Für mehr reicht ihr Einkommen nicht aus. Sie verdient 1.482 Euro, aber nicht im Monat, sondern im Jahr. Miete für die Familie muss sie auch noch zahlen. 800 Taka sind das im Monat, umgerechnet circa sieben Euro. Dafür bekommt sie eine kleine Hütte aus Blech. Die teilt sie mit ihren fünf Geschwistern und ihrer Mutter. Ihr Vater ist in der Schwefelmine verstorben. Verwandte können sie auch nicht unterstützen, denn sie haben auch kein Geld.
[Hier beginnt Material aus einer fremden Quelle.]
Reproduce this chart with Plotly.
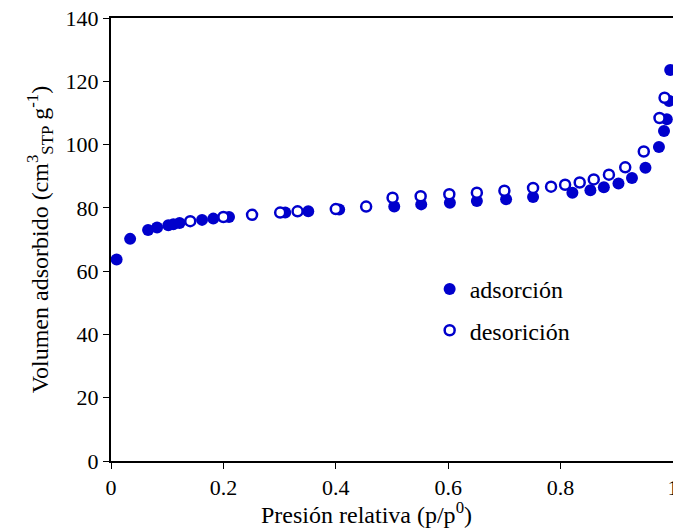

Warum Fairtrade Shiva helfen kann
In Deutschland kostet ein Kilo Reis im Schnitt drei Euro. Der Preis für ein Kilo Fairtrade-Reis liegt bei ungefähr zehn Euro. Für die meisten Menschen bezahlbar, findet die Fairtrade-Organisation Deutschland. Diese will die Situation für Plantagenarbeiter wie Shiva verbessern. Das Ziel ist es, Menschen in den Anbauländern so zu unterstützen, dass sie ihre Armut aus eigener Kraft überwinden können. So hat Shiva zumindest eine kleine Chance, das gerechte Leben eines Kindes zu führen.